In ‘The Last Meal He Ate Before She Killed Him’ the widow who murdered the General is sentenced to re-enact the events leading up to the act several times a day for the benefit of a public needing to feel good about itself. With its air of political will made manifest and suggestions of a populace conditioned to respond as its masters’ wish, this is a story that focuses very clearly on the human damage done by such systematisation. At the same time the story gives us, in the figure of conniving Dominik, a low level apparatchik looking to milk the situation for advancement, someone who initially seems appealing but soon shows his true colours and in doing so reveals the type of people who will flourish in such a climate of fear and correctness. ‘The Bridge’ has a couple moving into a new house and finding a model of their town in the attic, but the differences between the model and reality provide clues as to the fate of the previous owner. It’s a bittersweet piece, at times very moving and with a feel for human frailty.

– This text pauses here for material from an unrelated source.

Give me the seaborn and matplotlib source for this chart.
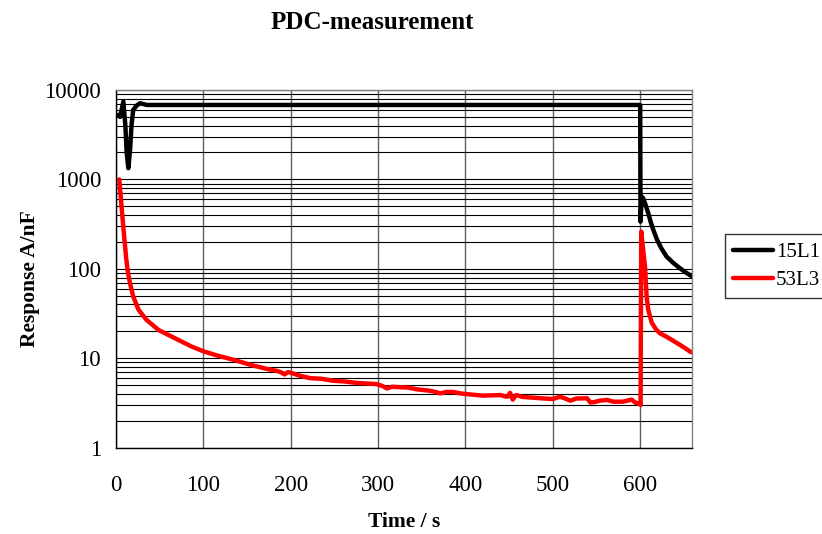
import numpy as np
import pandas as pd
import matplotlib
matplotlib.use("Agg")
import matplotlib.pyplot as plt
import matplotlib.ticker as ticker
import seaborn as sns

# data
t_15L1 = [3, 5, 8.7, 11, 12.5, 14.4, 16.5, 18, 20, 24, 27.8, 35.5, 100, 200, 300, 400, 500, 599.8,
          600.2, 601.5, 603, 606, 609, 612, 615, 619, 624, 630, 637, 645, 652, 659.4]
v_15L1 = [5250, 5000, 7420, 4000, 2000, 1335, 2200, 4000, 5990, 6700, 7110, 6800, 6800, 6800, 6800, 6800, 6800, 6800,
          337, 640, 620, 520, 420, 330, 270, 212, 170, 137, 118, 102, 91, 82]

t_53L3 = [4, 7, 10, 12, 14, 16.5, 20, 26, 35, 49, 68, 87, 100, 115, 135, 155, 173, 185, 190, 193, 197, 200,
          210, 222, 235, 249, 262, 276, 290, 298, 305, 310, 316, 325, 335, 344, 358, 366, 371, 378, 386, 394,
          401, 410, 420, 430, 440, 445, 448, 451, 454, 458, 465, 478, 490, 500, 508, 514, 520, 527, 539, 543,
          548, 554, 562, 569, 580, 590, 594, 599.5, 600.3, 601, 603, 605.3, 607.2, 609, 613, 618, 622.5, 630,
          638, 645.4, 651, 656.8, 659.4]
v_53L3 = [1000, 450, 210, 130, 90, 68, 49, 35, 27, 20.7, 16.7, 13.5, 12.0, 10.8, 9.6, 8.4, 7.6, 7.2, 6.9, 6.6, 7.0, 6.9,
          6.4, 6.0, 5.9, 5.6, 5.5, 5.3, 5.2, 5.15, 4.9, 4.6, 4.8, 4.75, 4.7, 4.5, 4.35, 4.2, 4.05, 4.2, 4.2, 4.05,
          3.98, 3.9, 3.82, 3.85, 3.88, 3.75, 3.72, 4.1, 3.45, 3.88, 3.7, 3.62, 3.55, 3.5, 3.72, 3.55, 3.36, 3.55, 3.57, 3.2,
          3.25, 3.36, 3.42, 3.27, 3.27, 3.45, 3.2, 3.1, 3.0, 261, 170, 106, 49, 35, 25, 21, 19, 17.4,
          15.6, 14.1, 13, 11.9, 11.6]

samples = ["15L1", "53L3"]
colors = ["black", "red"]

df = pd.concat([
    pd.DataFrame({"Time": t_15L1, "Response": v_15L1, "Sample": samples[0]}),
    pd.DataFrame({"Time": t_53L3, "Response": v_53L3, "Sample": samples[1]}),
], ignore_index=True)

sns.set_style("white")
plt.rcParams["font.family"] = ["Liberation Serif", "DejaVu Serif"]
plt.rcParams["text.color"] = "black"
plt.rcParams["axes.labelcolor"] = "black"
plt.rcParams["xtick.color"] = "black"
plt.rcParams["ytick.color"] = "black"

fig = plt.figure(figsize=(8.22, 5.34), dpi=100)
ax = fig.add_axes([0.1408, 0.1616, 0.7014, 0.6699])

sns.lineplot(data=df, x="Time", y="Response", hue="Sample", hue_order=samples,
             palette=dict(zip(samples, colors)), estimator=None, sort=False,
             linewidth=3.2, legend=False, ax=ax)

ax.set_yscale("log")
ax.set_ylim(1, 10000)
ax.set_xlim(0, 659.4)
ax.set_xticks([0, 100, 200, 300, 400, 500, 600])
ax.yaxis.set_major_locator(ticker.FixedLocator([1, 10, 100, 1000, 10000]))
ax.yaxis.set_minor_locator(ticker.LogLocator(base=10, subs=range(2, 10)))
ax.yaxis.set_major_formatter(ticker.FuncFormatter(lambda v, _: f"{v:g}"))
ax.yaxis.set_minor_formatter(ticker.NullFormatter())

# grid
ax.yaxis.grid(True, which="both", color="black", linewidth=0.8)
ax.xaxis.grid(True, which="major", color="#606060", linewidth=1)
ax.set_axisbelow(True)

ax.tick_params(axis="y", which="major", direction="inout", length=11, width=1, pad=5, labelsize=16.5)
ax.tick_params(axis="y", which="minor", length=0)
ax.tick_params(axis="x", which="major", direction="inout", length=13, width=1, pad=13, labelsize=16.5)

for side in ["left", "bottom"]:
    ax.spines[side].set_color("black")
    ax.spines[side].set_linewidth(1)
for side in ["top", "right"]:
    ax.spines[side].set_color("#808080")
    ax.spines[side].set_linewidth(1)

ax.set_xlabel("Time / s", fontsize=15.5, fontweight="bold", labelpad=12)
ax.set_ylabel("Response A/nF", fontsize=15.5, fontweight="bold")
ax.yaxis.set_label_coords(-0.131, 0.474)

fig.text(0.4526, 0.958, "PDC-measurement", fontsize=18, fontweight="bold", ha="center", va="center")

leg = fig.legend(handles=ax.get_lines()[:2], labels=samples, loc="upper left",
                 bbox_to_anchor=(0.8820, 0.5618), fontsize=15, frameon=True, fancybox=False,
                 handlelength=1.9, handletextpad=0.15, labelspacing=0.4, borderpad=0.4,
                 borderaxespad=0)
leg.get_frame().set_edgecolor("black")
leg.get_frame().set_linewidth(1)

plt.savefig("out.png", dpi=100)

Finally we have ‘The End of Hope Street’, which originally appeared in Interzone #266 and is currently shortlisted for a British Science Fiction Association Award, and to my mind is the best story in this collection. It painstakingly details the process by which a community falls apart, each of the houses on the street becoming unliveable, the people driven from their homes or dying inside them. You can, if so inclined, take this as a metaphor for the way in which many people are being driven out of the housing market through spiralling prices, and if you do take that approach then the personality of the last man standing on Hope Street is especially revealing. Regardless, this is a story that, while it shows us the end of hope, also gives us reason to hope by emphasising the idea that a community is more than bricks and mortar, that it is the people who live there and how they act with regard to each other. With a large cast of characters, each of whom is deftly drawn, this is a quiet and carefully calibrated version of the apocalypse, the sort of story Ballard would have been proud of.
You Will Grow Into Them is a compendium of strange tales that reveal much about our own world through a form of osmosis, stories in which psychological and spiritual states are made physically manifest. It marks the arrival of a potentially major new talent.